“Our children, they are not really our children.”
Celine Dion rolled out her new gender-neutral children’s clothing line Tuesday in true diva fashion.
In a promotional video, the Canadian crooner breaks into the maternity ward of a hospital and blows a handful of sparkling confetti over the infants — magically replacing their traditional pink and blue sleepwear with chic black-and-white branded outfits.
The message of the spy-thriller style ad is one of radical individualism: Children do not really belong to their parents, or even to society, but are rather self-determining beings.
“Our children, they are not really our children,” Dion intones in a voice over as her character is chauffeured to the hospital in a black Cadillac SUV. “As we are all just links in a never-ending chain that is life.”

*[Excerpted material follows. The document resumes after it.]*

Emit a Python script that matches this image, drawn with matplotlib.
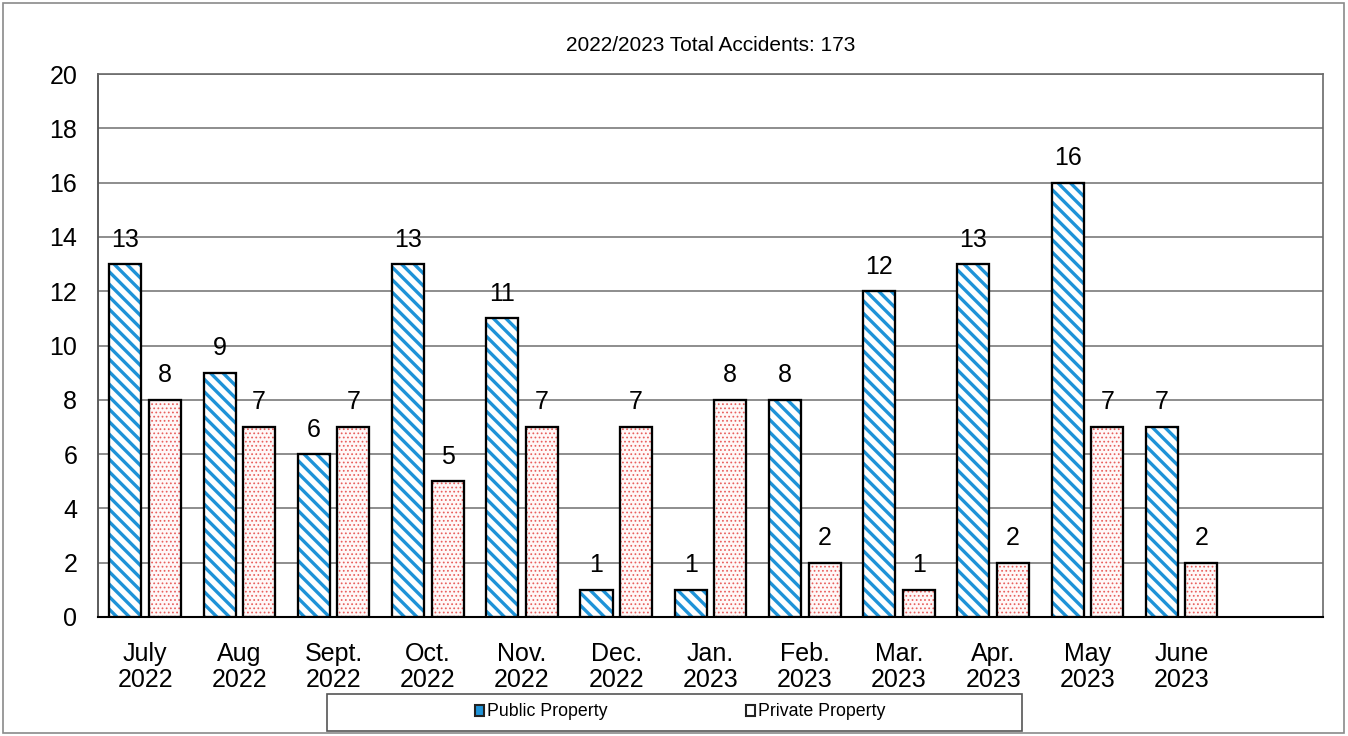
import matplotlib.pyplot as plt
from matplotlib.patches import Rectangle, Patch
import numpy as np

# Data
months = ["July\n2022", "Aug\n2022", "Sept.\n2022", "Oct.\n2022", "Nov.\n2022", "Dec.\n2022",
          "Jan.\n2023", "Feb.\n2023", "Mar.\n2023", "Apr.\n2023", "May\n2023", "June\n2023"]
public_counts = [13, 9, 6, 13, 11, 1, 1, 8, 12, 13, 16, 7]
private_counts = [8, 7, 7, 5, 7, 7, 8, 2, 1, 2, 7, 2]
total = 173

plt.rcParams['font.family'] = ['Liberation Sans', 'DejaVu Sans']

DPI = 150
fig = plt.figure(figsize=(1348 / DPI, 736 / DPI), dpi=DPI)
ax = fig.add_axes([98 / 1348, 1 - 617 / 736, (1323 - 98) / 1348, (617 - 74) / 736])

x = np.arange(len(months))
w = 0.34
off = 0.21
blue = '#1f93d8'
dots = '#e8605e'

b1 = ax.bar(x - off, public_counts, w, facecolor='white', edgecolor=blue,
            hatch='\\\\\\\\', linewidth=0, zorder=3)
b2 = ax.bar(x + off, private_counts, w, facecolor='#fff8f8', edgecolor=dots,
            hatch='......', linewidth=0, zorder=3)
for p in b1:
    if hasattr(p, 'set_hatch_linewidth'):
        p.set_hatch_linewidth(1.6)
for p in b2:
    if hasattr(p, 'set_hatch_linewidth'):
        p.set_hatch_linewidth(0.5)
# black outlines on top
ax.bar(x - off, public_counts, w, fill=False, edgecolor='black', linewidth=1.1, zorder=4)
ax.bar(x + off, private_counts, w, fill=False, edgecolor='black', linewidth=1.1, zorder=4)

for xi, v in zip(x - off, public_counts):
    ax.annotate(str(v), (xi, v), xytext=(0, 6), textcoords='offset points',
                ha='center', va='bottom', fontsize=12)
for xi, v in zip(x + off, private_counts):
    ax.annotate(str(v), (xi, v), xytext=(0, 6), textcoords='offset points',
                ha='center', va='bottom', fontsize=12)

ax.set_xlim(-0.5, 12.5)
ax.set_ylim(0, 20)
ax.set_yticks(range(0, 21, 2))
ax.set_xticks(x)
ax.set_xticklabels(months, linespacing=1.12)
ax.tick_params(axis='both', length=0, labelsize=12)
ax.tick_params(axis='y', pad=10)
ax.tick_params(axis='x', pad=12)
ax.yaxis.grid(True, color='#7a7a7a', linewidth=0.8, zorder=0)
ax.set_axisbelow(True)
for s in ['top', 'right']:
    ax.spines[s].set_color('#6a6a6a')
    ax.spines[s].set_linewidth(0.8)
ax.spines['left'].set_color('#555555')
ax.spines['left'].set_linewidth(0.9)
ax.spines['bottom'].set_color('black')
ax.spines['bottom'].set_linewidth(1.0)

ax.set_title(f"2022/2023 Total Accidents: {total}", fontsize=10, pad=11)

# legend box and entries
fig.patches.append(Rectangle((327 / 1348, 1 - 731 / 736), (1022 - 327) / 1348, 37 / 736,
                             transform=fig.transFigure, fill=False, edgecolor='#555555',
                             linewidth=0.8))
handles = [Patch(facecolor=blue, edgecolor='#222222', linewidth=1.0),
           Patch(facecolor='white', edgecolor='#222222', linewidth=1.0)]
fig.legend(handles, ["Public Property", "Private Property"], ncol=2, frameon=False,
           loc='center', bbox_to_anchor=(680 / 1348, 1 - 712 / 736), fontsize=8.5,
           handlelength=0.55, handleheight=0.55, handletextpad=0.15, columnspacing=7.8,
           borderpad=0)

# outer border
fig.patches.append(Rectangle((3 / 1348, 3 / 736), 1341 / 1348, 730 / 736,
                             transform=fig.transFigure, fill=False, edgecolor='#8a8a8a',
                             linewidth=0.8))

fig.savefig('out.png', dpi=DPI)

Later, as she enters the maternity ward in a low-cut black suit and high-heeled boots, she adds, “We miss the past. They dream of tomorrow. We may thrust them forward into the future, but the course will always be theirs to choose.”
Dion, 50, an iconic Canadian singer and five-time Grammy winner, created the collection, called CELINUNUNU with the boutique children’s brand NUNUNU, which specializes in unisex designs. The clothes are mostly black, white, grey, and yellow. Some are emblazoned with the words “NEW ORDER.”
She tweeted Tuesday that she hoped the clothes would “encourage a dialogue of equality and possibility.”
I’ve always loved nununu and what they represent. Partnering with them to encourage a dialogue of equality and possibility makes so much sense. – Céline xx…https://t.co/wYoqnDhIIE#celinununu @celinununu pic.twitter.com/HWeO54h4NT
— Celine Dion (@celinedion) November 13, 2018
Many on Twitter celebrated Dion’s move as a cultural landmark for gender non-conforming types, who have long faced discrimination.
Celine Dion isn’t into gender conformity when it comes to raising her sonshttps://t.co/ri7hQXGrkp LOVE HER AND I LOVE THIS MESSAGE. Be who you are!!!
— jann arden (@jannarden) November 14, 2018
However, even some of her fans were skeptical. Toronto Star columnist Emma Teitel complained that the clothes essentially sought to impose masculine style on all children.
“Dion’s heart is certainly in the right place but her clothing partnership reinforces the idea that traditionally masculine attire is acceptable for all genders, while traditionally feminine attire is for girls alone,” Teitel wrote. “Plain: good. Fabulous: bad. Is this really the ‘new order’ we want to establish?”
Others object to the promotion of gender neutrality in general, seeing such activism as evidence that progressivism has overreached. As University of Notre Dame political scientist Patrick Deneen argued in his 2018 book-length takedown of the liberal project, “Why Liberalism Failed”:
“Under the guise of differences in race, an exploding number of genders, and a variety of sexual orientations, the only substantive worldview advanced is that of advanced liberalism: the ascent of the autonomous individual backed by the power and support of the state and its growing control over institutions, including schools and universities.”
To be fair, Dion’s ad evinces a sense of humor, ending with Dion getting cuffed by security guards and hauled off the jail. And on an interview Wednesday with HLN’s “Morning Express with Robin Meade,” Dion averred that she was not telling anyone how to raise their kids.
“The message I’m trying to get across is you raise your children the way you want to raise your children. You have to decide what’s right for them. We’re just proposing another way to take away the stereotype.”
Still, Dion shared with viewers that she has eschewed gender stereotypes in raising her three sons. She recalled a trip to Disneyland during which she chose to accept their disinterest in the “big superheroes.”
“They were looking at princesses, and they all wanted to be Minnie Mouse,” she said. “I end up saying to myself, ‘You know what, it’s OK.’ You know why it’s OK? Because they’re talking, they’re finding themselves.”